Two of the most important competencies of corporate leaders are the ability to think and to create results. That's why they are promoted and paid more money. And yet most spend their time solving problems and fighting fires. Problems do need to be solved, but if you spend most of your working life operating from a problem-solving orientation you are unlikely to generate the results you want.
This is because problem-solving is designed to remove problems, not create results. The motivation in problem-solving is to remove the problem. Once you take action the problem is lessened and so is the motivation to solve it. In addition, there are always many other problems clamoring for your attention and so off you go to attack the next one and so it goes. Further more, if you were successful at removing all the problems, all you would have would be an absence of problems.
There is a much better way to produce results - the creative process. The creative process is a different orientation, skill set and motivation. The creative process is future focused and strategic. The driving motivation when you are creating is the result. As you take action and make progress towards achieving the result you start to build momentum. The motivation increases as you move towards your goal and it becomes easier to take ever-bigger actions. This energy spills over into other projects.
The creative process has its own skills - describing the desired outcomes, accurately capturing current reality and building a learning feedback loop in your action plans. The fundamental skills are not hard to acquire and with practice anyone can harness the power of the creative process for their own projects.
The fundamental difference between problem-solving and creating is that with the former the problems are calling the shots and with creating you are organizing your time and resources to produce the results you want. This, of course, requires that you spend some time thinking about those results.
If I advise you to create time in your busy week to stop and think about the results you want to create you'll probably agree it's a great idea, but you won't do it. You won't do it because there will always be pressure to react and respond to the hundreds of problems coming across your desk. And let's face it. Being busy and solving problems makes us feel needed and useful; perhaps even important if the problems are big ones. And it's always easier to say yes than no when someone needs our help. It's easier to jump onto the fire engine than it is to get off.
So here's the dilemma: you are promoted to a job where you are paid to think and create results and yet the system pushes you to spend much of your time reacting to circumstances and solving problems. Thinking should be an important part of your job and yet if your assistant said you were unavailable because you were thinking, you'd probably lose credibility with the people who need you to solve their problems. And even if you could make time to think, you'd probably end up thinking about problems and how to solve them, rather than thinking about creating a different future with different results.

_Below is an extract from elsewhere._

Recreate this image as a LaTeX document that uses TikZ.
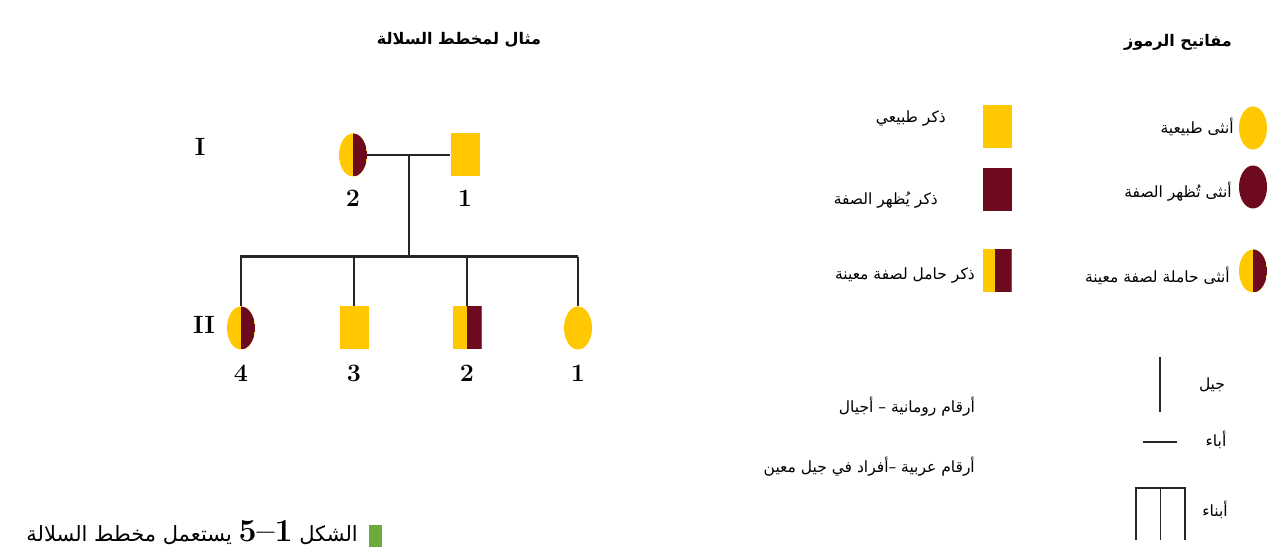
\documentclass[tikz,border=0pt]{standalone}
\usepackage{fontspec}
\usepackage{tikz}
\usetikzlibrary{calc,shapes.geometric}
\TeXXeTstate=1
\newfontfamily\arabicfont[Script=Arabic]{DejaVu Sans}
\definecolor{gold}{HTML}{FFC800}
\definecolor{maroon}{HTML}{6E0A1E}
\definecolor{leaf}{HTML}{6DAA3C}
\tikzset{
  fem/.style={ellipse,fill=gold,minimum width=28pt,minimum height=43pt,inner sep=0pt},
  mal/.style={rectangle,fill=gold,minimum width=29pt,minimum height=43pt,inner sep=0pt},
  aff/.style={fill=maroon},
  carrier/.style={path picture={\fill[maroon] ([xshift=#1]path picture bounding box.north) rectangle (path picture bounding box.south east);}},
  carrier/.default=0pt,
  pedline/.style={draw=black!85,line width=2.2pt},
  keyline/.style={draw=black!85,line width=1.6pt},
  num/.style={font=\fontsize{25}{25}\selectfont\bfseries,inner sep=0pt},
  lbl/.style={anchor=east,font=\fontsize{15.5}{17}\selectfont\arabicfont,inner sep=0pt},
  head/.style={font=\fontsize{16}{18}\selectfont\arabicfont\bfseries,inner sep=0pt},
}

\begin{document}
\begin{tikzpicture}[x=1pt,y=-1pt]
  \useasboundingbox (0,0) rectangle (1288,553);
  % Titles
  \node[head] (ttlPed) at (459,40) {\beginR مثال لمخطط السلالة\endR};
  \node[head] (ttlKey) at (1178,42) {\beginR مفاتيح الرموز\endR};
  % Generation labels
  \node[num] (genI) at (200,147) {I};
  \node[num] (genII) at (204,325) {II};
  % Generation I
  \node[fem,carrier] (fI2) at (353,155) {};
  \node[mal] (mI1) at (465,155) {};
  \node[num] (nI2) at (353,198) {2};
  \node[num] (nI1) at (465,198) {1};
  \draw[pedline] (fI2) -- coordinate (mate) (mI1);
  % Generation II
  \node[fem,carrier] (fII4) at (241,328) {};
  \node[mal] (mII3) at (354,328) {};
  \node[mal,carrier] (mII2) at (467,328) {};
  \node[fem] (fII1) at (578,328) {};
  \foreach \who/\n in {fII4/4,mII3/3,mII2/2,fII1/1}
    \node[num] (n\who) at (\who |- 0,373) {\n};
  % Sibship line and drops
  \coordinate (sibL) at (240,257);
  \coordinate (sibR) at (578,257);
  \draw[pedline,line width=3pt] (sibL) -- (sibR);
  \draw[pedline] (mate) -- (mate |- sibL);
  \foreach \who in {fII4,mII3,mII2,fII1}
    \draw[pedline] (\who.north |- sibL) -- (\who.north);
  % Key: symbols
  \node[fem] (kFn) at (1253,128) {};
  \node[fem,aff] (kFa) at (1253,187) {};
  \node[fem,carrier] (kFc) at (1253,271) {};
  \node[mal] (kMn) at (997,127) {};
  \node[mal,aff] (kMa) at (997,190) {};
  \node[mal,carrier=-2pt] (kMc) at (997,271) {};
  % Key: labels
  \node[lbl] (tFn) at (1234,127) {\beginR أنثى طبيعية\endR};
  \node[lbl] (tFa) at (1232,192) {\beginR أنثى تُظهر الصفة\endR};
  \node[lbl] (tFc) at (1230,276) {\beginR أنثى حاملة لصفة معينة\endR};
  \node[lbl] (tMn) at (946,119) {\beginR ذكر طبيعي\endR};
  \node[lbl] (tMa) at (938,200) {\beginR ذكر يُظهر الصفة\endR};
  \node[lbl] (tMc) at (975,276) {\beginR ذكر حامل لصفة معينة\endR};
  \node[lbl] (tRom) at (975,407) {\beginR أرقام رومانية – أجيال\endR};
  \node[lbl] (tAra) at (975,467) {\beginR أرقام عربية –أفراد في جيل معين\endR};
  % Key: lines
  \coordinate (gTop) at (1160,357);
  \coordinate (gBot) at (1160,412);
  \draw[keyline] (gTop) -- (gBot);
  \coordinate (pL) at (1143,442);
  \coordinate (pR) at (1177,442);
  \draw[keyline] (pL) -- (pR);
  \coordinate (oL) at (1136,488);
  \coordinate (oR) at (1185,488);
  \draw[keyline] (oL |- 0,540) -- (oL) -- (oR) -- (oR |- 0,540);
  \draw[keyline] ($(oL)!0.5!(oR)$) -- ++(0,52);
  \node[lbl,anchor=center] (tGen) at (1212,385) {\beginR جيل\endR};
  \node[lbl,anchor=center] (tPar) at (1216,440) {\beginR أباء\endR};
  \node[lbl,anchor=center] (tOff) at (1215,510) {\beginR أبناء\endR};
  % Caption
  \node[fill=leaf,minimum width=13pt,minimum height=22pt,inner sep=0pt] (cBox) at (375,536) {};
  \node[anchor=east,inner sep=0pt,font=\fontsize{21}{22}\selectfont\arabicfont] (cap) at (358,533)
    {\beginR الشكل \beginL{\rmfamily\bfseries\fontsize{32}{32}\selectfont 5–1}\endL\ يستعمل مخطط السلالة\endR};
\end{tikzpicture}
\end{document}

Given the forces in play that are causing you to stay in a problem-solving orientation, the only way out is to create a different structure in which to operate for at least part of your time. Here's how to do it:
Find a 'thinking partner': preferably someone who is external to your organization; someone who will challenge your concepts and assumptions and help you gain new insights and to think differently. This could be a mentor from another organization or a skilled executive coach.
Book appointments to work with this person and keep them. You are much more likely to make time to think if you book an appointment to work with someone else. You are even more likely to honor the appointment if you are paying a good executive coach a lot of money to work with you.
Mark it in your agenda as strategic planning or executive leadership coaching because others will understand and respect what you are doing and hopefully not try to eat into that time.
Involve your team in this process at the earliest opportunity in order to benefit from their creativity as well as gain their commitment to whatever it is you want to create together.
The Corporate Fire Engine will continue to speed around your organization, making a lot of noise and putting out fires. Sometimes you need to be on it, but not all of the time. Rest assured, no one is going to stop the fire engine or even slow it down for you to get off. You have to choose to jump off occasionally by putting a different structure in place that gives you time to think and create the results you want.